**Part of a data file**
^^^^^^^^^^^^^^^^
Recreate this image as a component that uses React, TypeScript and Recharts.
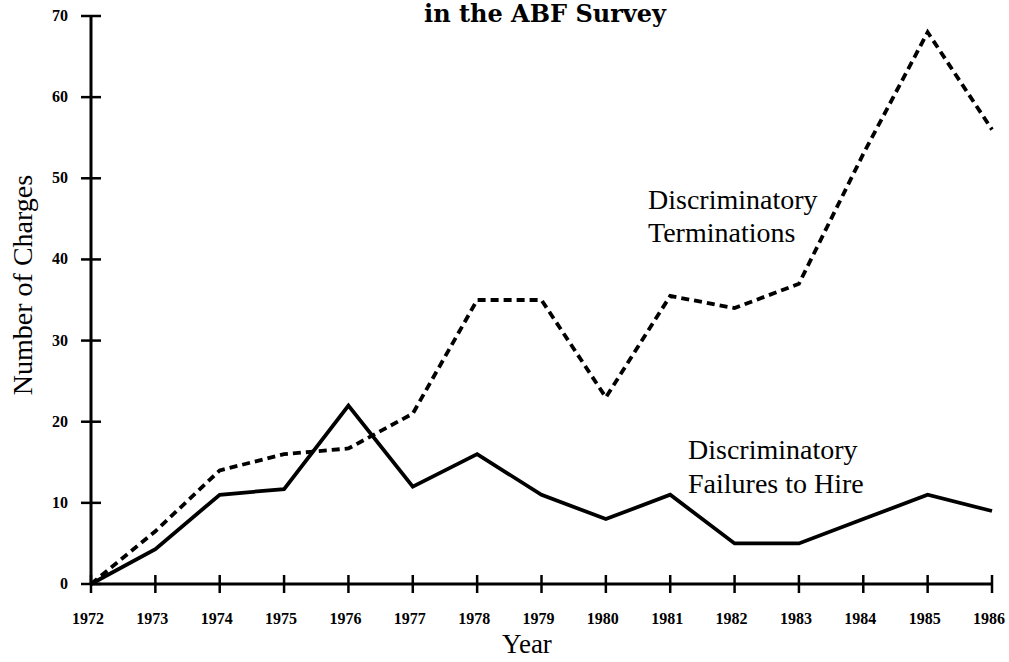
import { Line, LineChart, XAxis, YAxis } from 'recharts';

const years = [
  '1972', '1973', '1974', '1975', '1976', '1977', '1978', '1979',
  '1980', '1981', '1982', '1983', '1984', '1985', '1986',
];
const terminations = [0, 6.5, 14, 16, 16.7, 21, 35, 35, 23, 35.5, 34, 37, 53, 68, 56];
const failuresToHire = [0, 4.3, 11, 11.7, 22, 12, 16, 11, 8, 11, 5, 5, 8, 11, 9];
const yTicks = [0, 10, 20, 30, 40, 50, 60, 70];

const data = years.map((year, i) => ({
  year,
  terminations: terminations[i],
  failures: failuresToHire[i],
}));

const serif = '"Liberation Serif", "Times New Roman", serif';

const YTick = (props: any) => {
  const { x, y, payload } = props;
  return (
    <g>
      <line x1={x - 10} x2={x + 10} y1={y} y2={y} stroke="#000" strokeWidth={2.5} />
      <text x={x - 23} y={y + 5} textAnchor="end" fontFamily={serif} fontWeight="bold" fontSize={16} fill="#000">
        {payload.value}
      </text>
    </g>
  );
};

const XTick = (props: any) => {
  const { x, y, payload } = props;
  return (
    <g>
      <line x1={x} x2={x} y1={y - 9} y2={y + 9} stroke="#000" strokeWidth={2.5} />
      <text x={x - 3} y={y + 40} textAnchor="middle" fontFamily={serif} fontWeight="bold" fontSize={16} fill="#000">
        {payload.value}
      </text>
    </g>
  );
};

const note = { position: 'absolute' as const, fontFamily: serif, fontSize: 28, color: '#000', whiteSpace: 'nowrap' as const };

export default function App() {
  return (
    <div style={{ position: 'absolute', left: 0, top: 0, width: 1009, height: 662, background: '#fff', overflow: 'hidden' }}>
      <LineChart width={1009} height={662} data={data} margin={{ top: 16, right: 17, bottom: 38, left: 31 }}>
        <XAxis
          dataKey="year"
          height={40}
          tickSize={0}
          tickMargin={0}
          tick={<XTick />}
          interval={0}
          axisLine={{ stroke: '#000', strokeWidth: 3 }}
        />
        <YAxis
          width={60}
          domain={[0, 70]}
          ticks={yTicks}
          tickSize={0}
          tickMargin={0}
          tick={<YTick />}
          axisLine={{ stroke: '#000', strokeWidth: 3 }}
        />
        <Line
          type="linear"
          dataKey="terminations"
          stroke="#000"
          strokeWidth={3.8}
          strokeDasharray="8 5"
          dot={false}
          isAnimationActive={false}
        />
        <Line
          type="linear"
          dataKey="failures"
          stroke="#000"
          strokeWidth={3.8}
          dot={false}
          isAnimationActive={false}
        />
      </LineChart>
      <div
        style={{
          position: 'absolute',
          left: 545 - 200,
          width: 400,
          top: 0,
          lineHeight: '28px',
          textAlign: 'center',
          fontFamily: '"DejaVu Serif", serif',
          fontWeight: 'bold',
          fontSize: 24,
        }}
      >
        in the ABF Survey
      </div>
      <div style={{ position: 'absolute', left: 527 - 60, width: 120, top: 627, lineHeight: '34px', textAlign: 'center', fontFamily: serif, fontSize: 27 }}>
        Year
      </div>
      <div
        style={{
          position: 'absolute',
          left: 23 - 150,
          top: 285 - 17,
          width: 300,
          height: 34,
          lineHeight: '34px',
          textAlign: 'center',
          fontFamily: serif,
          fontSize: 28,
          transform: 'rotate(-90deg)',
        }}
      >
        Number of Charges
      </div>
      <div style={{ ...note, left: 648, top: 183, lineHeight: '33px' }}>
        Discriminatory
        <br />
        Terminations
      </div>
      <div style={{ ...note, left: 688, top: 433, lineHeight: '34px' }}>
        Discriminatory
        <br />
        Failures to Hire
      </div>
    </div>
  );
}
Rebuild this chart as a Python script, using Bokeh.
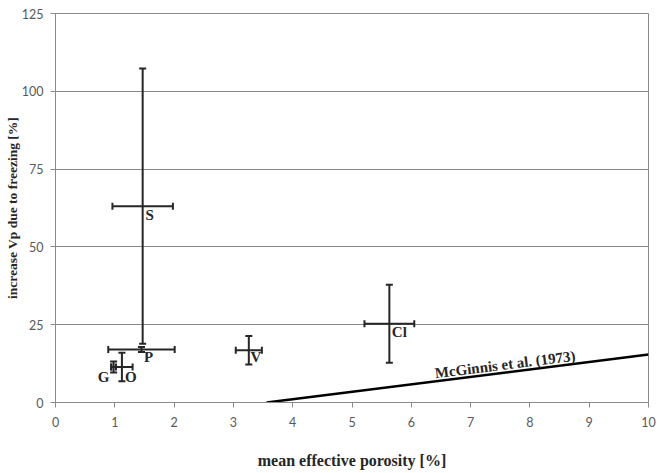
^^^^^^^^^^^^^^^^
**Brief**
Filter the records above for "this" and copy every matching line.

**Correct answer**
Recreate this image as a component that uses React, TypeScript and Recharts.
Rebuild this chart as a Python script, using Bokeh.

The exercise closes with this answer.